Problem description: Tally the lines holding the string "this" and reply with that number alone.

## start Stored data

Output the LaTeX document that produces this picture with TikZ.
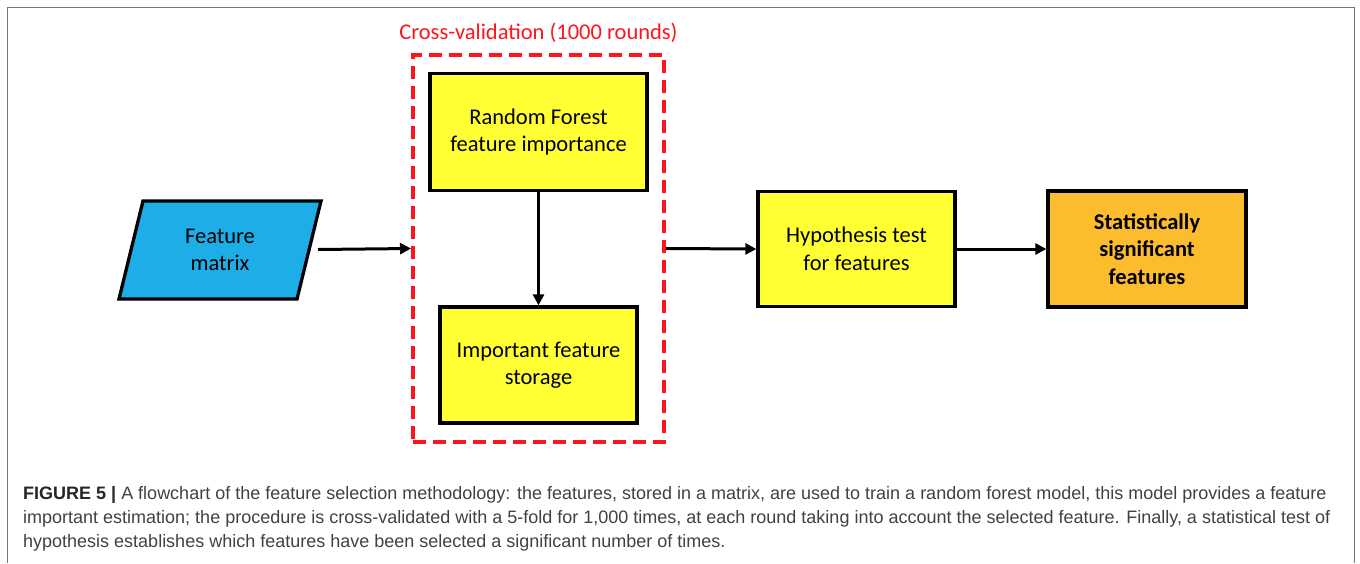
\documentclass[tikz,border=0pt]{standalone}
\usepackage{fontspec}
\setmainfont{Carlito}
\newfontfamily\capfont{Liberation Sans}
\usetikzlibrary{arrows.meta}
\definecolor{boxyellow}{RGB}{255,255,51}
\definecolor{featblue}{RGB}{29,174,232}
\definecolor{statorange}{RGB}{251,189,46}
\definecolor{cvred}{RGB}{255,20,30}
\definecolor{capgray}{RGB}{65,65,65}
\definecolor{framegray}{RGB}{120,120,120}
\begin{document}
\begin{tikzpicture}[x=1pt,y=-1pt,
  procbox/.style={draw=black, line width=3.3pt, fill=boxyellow, align=center,
    font=\fontsize{22.5}{27.5}\selectfont, inner sep=0pt},
  flow/.style={line width=3pt, -{Triangle[length=11pt,width=11pt]}},
  capline/.style={anchor=base west, inner sep=0pt,
    font=\capfont\fontsize{18}{24}\selectfont, text=capgray}]
\useasboundingbox (0,0) rectangle (1360,563);
\draw[framegray, line width=1.5pt] (7.5,563) -- (7.5,7.5) -- (1354.5,7.5) -- (1354.5,563);

% input parallelogram
\draw[line width=3.3pt, fill=featblue, line join=miter]
  (143,201) -- (321,201) -- (297,299) -- (119,299) -- cycle;
\node[align=center, font=\fontsize{22.5}{27.5}\selectfont] (feat) at (220,250) {Feature\\matrix};
\coordinate (featout) at (318,249.5);

% cross-validation frame
\node[draw=cvred, line width=4pt, dash pattern=on 13pt off 7pt,
  minimum width=251pt, minimum height=387pt, inner sep=0pt] (cv) at (538.5,248.5) {};
\node[text=cvred, font=\fontsize{22.5}{27.5}\selectfont] (cvtitle) at (538.5,33) {Cross-validation (1000 rounds)};

\node[procbox, minimum width=217pt, minimum height=117pt] (rf) at (538.5,132) {Random Forest\\feature importance};
\node[procbox, minimum width=197pt, minimum height=116pt] (ifs) at (538.5,365) {Important feature\\storage};
\node[procbox, minimum width=197pt, minimum height=115pt] (hyp) at (856.5,249) {Hypothesis test\\for features};
\node[procbox, fill=statorange, font=\bfseries\fontsize{22.5}{27.5}\selectfont,
  minimum width=198pt, minimum height=116pt] (stat) at (1147,249) {Statistically\\significant\\features};

\draw[flow] (featout) -- (cv.west);
\draw[flow] (rf.south) -- (ifs.north);
\draw[flow] (cv.east) -- (hyp.west);
\draw[flow] (hyp.east) -- (stat.west);

% caption
\node[capline] (cap1) at (23,499) {{\color{black!85}\bfseries FIGURE 5 |} A flowchart of the feature selection methodology: the features, stored in a matrix, are used to train a random forest model, this model provides a feature};
\node[capline] (cap2) at (23,523) {important estimation; the procedure is cross-validated with a 5-fold for 1,000 times, at each round taking into account the selected feature. Finally, a statistical test of};
\node[capline] (cap3) at (23,547) {hypothesis establishes which features have been selected a significant number of times.};
\end{tikzpicture}
\end{document}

## end Stored data

Task solution: 2